Since 2006 in Koltsovo 4 new neighborhoods have been constructed and the 5th is planned to be built in the next 5 years. It provides population growth as well as high birth rate in Koltsovo.
Koltsovo has a high-level medical complex, including a refurbished policlinic with new center for rehabilitation for children with cerebral palsy, schools, including a boarding school with specialisation in biotechnology, kindergartens, recreation centers, a recently refurbished art school, trading centers, drug stores, market, cafés, and a hotel. Koltsovo Park offers downhill skiing in winter and fishing and horse riding in summer. Koltsovo has a stadium, refurbished in 2008, with running tracks, tennis court, football and volleyball fields. The social life thrives with guest performances of Novosibirsk theaters and concerts. The Youth Parliament, which implements social projects, was organized by students living in Koltsovo.
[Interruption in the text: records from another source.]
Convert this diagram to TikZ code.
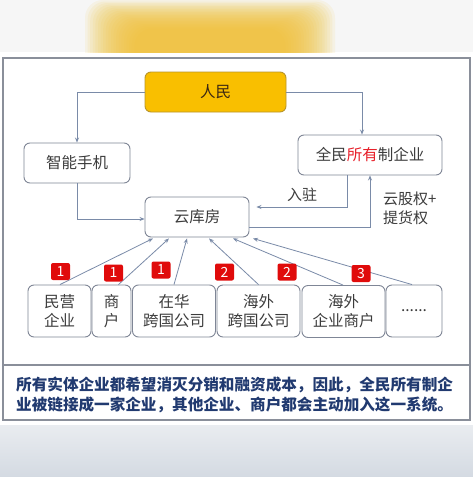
\documentclass[tikz,border=0pt]{standalone}
\usepackage{fontspec}
\setmainfont{Noto Sans CJK SC}
\newfontfamily\capfont{Noto Sans CJK SC}
\usetikzlibrary{arrows.meta,calc}
\definecolor{boxc}{HTML}{7F8696}
\definecolor{linec}{HTML}{7A8BA8}
\definecolor{txt}{HTML}{3C3C3C}
\definecolor{gold}{HTML}{F9BF00}
\definecolor{goldb}{HTML}{B8952A}
\definecolor{badge}{HTML}{E00B0B}
\definecolor{redt}{HTML}{E8202A}
\definecolor{capc}{HTML}{213A70}
\definecolor{framec}{HTML}{8A8F9A}
\definecolor{blob}{HTML}{F0C030}
\definecolor{bgtop}{HTML}{F6F6F6}
\definecolor{bgA}{HTML}{E9ECF0}
\definecolor{bgB}{HTML}{D4DAE2}
\begin{document}
\begin{tikzpicture}[x=1pt,y=-1pt,
  box/.style={draw=boxc, rounded corners=6pt, line width=0.9pt, fill=white, text=txt,
    font=\fontsize{15.5}{19}\selectfont, align=center, inner sep=0pt},
  arr/.style={draw=linec, line width=0.8pt, -{Stealth[length=5pt,width=4pt]}},
  badgebox/.style={fill=badge, rounded corners=2pt, text=white, minimum width=19pt,
    minimum height=17pt, inner sep=0pt, font=\fontsize{14}{14}\selectfont},
  lbl/.style={text=txt, font=\fontsize{15}{19}\selectfont, inner sep=0pt, align=left},
  captext/.style={text=capc, font=\capfont\bfseries\fontsize{15.6}{20}\selectfont, inner sep=0pt, anchor=west}]
\useasboundingbox (0,0) rectangle (473,477);
% backgrounds
\fill[white] (0,0) rectangle (473,477);
\fill[bgtop] (0,0) rectangle (473,52);
\begin{scope}
  \clip (0,0) rectangle (473,52);
  \foreach \i in {0,...,19}{
    \fill[blob, opacity=0.09, rounded corners=18pt]
      ({85+\i*2.6},{0+\i*1.5}) rectangle ({335-\i*2.6},{90});
  }
\end{scope}
\shade[top color=bgA, bottom color=bgB] (0,425) rectangle (473,477);
% frame
\draw[framec, line width=1.2pt] (3,58) rectangle (470,420);
\draw[framec, line width=1.2pt] (3,365) -- (470,365);
% main nodes
\node[box, fill=gold, draw=goldb, text={black!70!brown}, minimum width=141pt, minimum height=40pt] (renmin) at (215.5,92) {人民};
\node[box, minimum width=106pt, minimum height=40pt] (zhineng) at (77,163) {智能手机};
\node[box, minimum width=144pt, minimum height=40pt] (quanmin) at (370,155) {全民{\color{redt}所有}制企业};
\node[box, minimum width=104pt, minimum height=40pt] (yunku) at (197,217) {云库房};
% bottom boxes
\node[box, minimum width=63pt, minimum height=52pt] (b1) at (59.5,311) {民营\\企业};
\node[box, minimum width=39pt, minimum height=52pt] (b2) at (111.5,311) {商\\户};
\node[box, minimum width=83pt, minimum height=52pt] (b3) at (174,311) {在华\\跨国公司};
\node[box, minimum width=83pt, minimum height=52pt] (b4) at (258.5,311) {海外\\跨国公司};
\node[box, minimum width=83pt, minimum height=52pt] (b5) at (343.5,311.5) {海外\\企业商户};
\node[box, minimum width=56pt, minimum height=52pt] (b6) at (414,311) {......};
% top connectors
\draw[arr] (renmin.west) -| (zhineng.north);
\draw[arr] (renmin.east) -| ($(quanmin.north)+(-8,0)$);
\draw[arr] (zhineng.south) |- ($(yunku.west)+(0,2)$);
\draw[arr, shorten >=7pt] ($(quanmin.south)+(-23,0)$) |- ($(yunku.east)+(0,-10)$);
\draw[arr] ($(yunku.east)+(0,10)$) -| (quanmin.south);
\node[lbl] (ruzhu) at (302,195) {入驻};
\node[lbl, anchor=west] (gq) at (383,208) {云股权+\\提货权};
% bottom connectors
\coordinate (t1) at ($(yunku.south)+(-44,1)$);
\coordinate (t2) at ($(yunku.south)+(-28,1)$);
\coordinate (t3) at ($(yunku.south)+(-10,1)$);
\coordinate (t4) at ($(yunku.south)+(12,1)$);
\coordinate (t5) at ($(yunku.south)+(36,1)$);
\coordinate (t6) at ($(yunku.south)+(56,1)$);
\draw[arr] ($(b1.north)+(0.5,0)$) -- (t1);
\draw[arr] ($(b2.north)+(7,0)$) -- (t2);
\draw[arr] (b3.north) -- (t3);
\draw[arr] ($(b4.north)+(0,0)$) -- (t4);
\draw[arr] ($(b5.north)+(-0.5,0)$) -- (t5);
\draw[arr] ($(b6.north)+(-2,0)$) -- (t6);
% badges
\node[badgebox] (n1) at (60.5,271.5) {1};
\node[badgebox] (n2) at (113.5,273) {1};
\node[badgebox] (n3) at (161,270) {1};
\node[badgebox] (n4) at (224.5,272) {2};
\node[badgebox] (n5) at (287,272) {2};
\node[badgebox] (n6) at (361,273.5) {3};
% caption
\node[captext] (c1) at (16,385) {所有实体企业都希望消灭分销和融资成本，因此，全民所有制企};
\node[captext] (c2) at (16,405) {业被链接成一家企业，其他企业、商户都会主动加入这一系统。};
\end{tikzpicture}
\end{document}
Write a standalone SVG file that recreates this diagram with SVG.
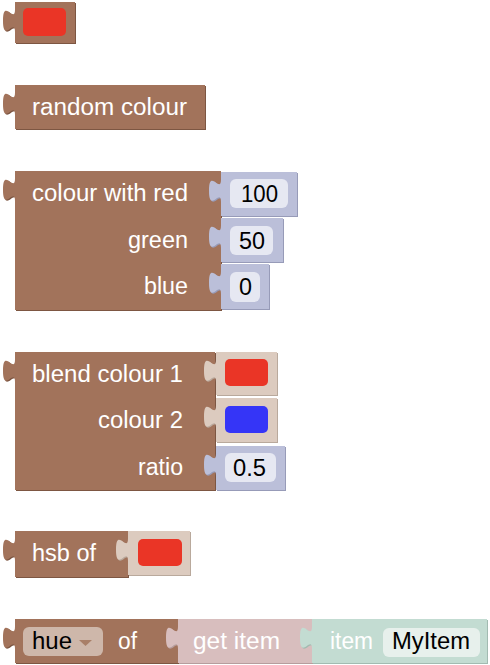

==International cooperation==
Koltsovo actively encourages international cooperation. The town is often visited by business and scientific delegations from European and Asian countries, such as Finland, Germany, the Netherlands, Norway, China, Thailand and others. Koltsovo businesses often send employees on company missions abroad, to countries like Finland, Greece, Germany and others. International cooperation is regulated by the Municipality of Koltsovo and guided by Innovation Center Koltsovo.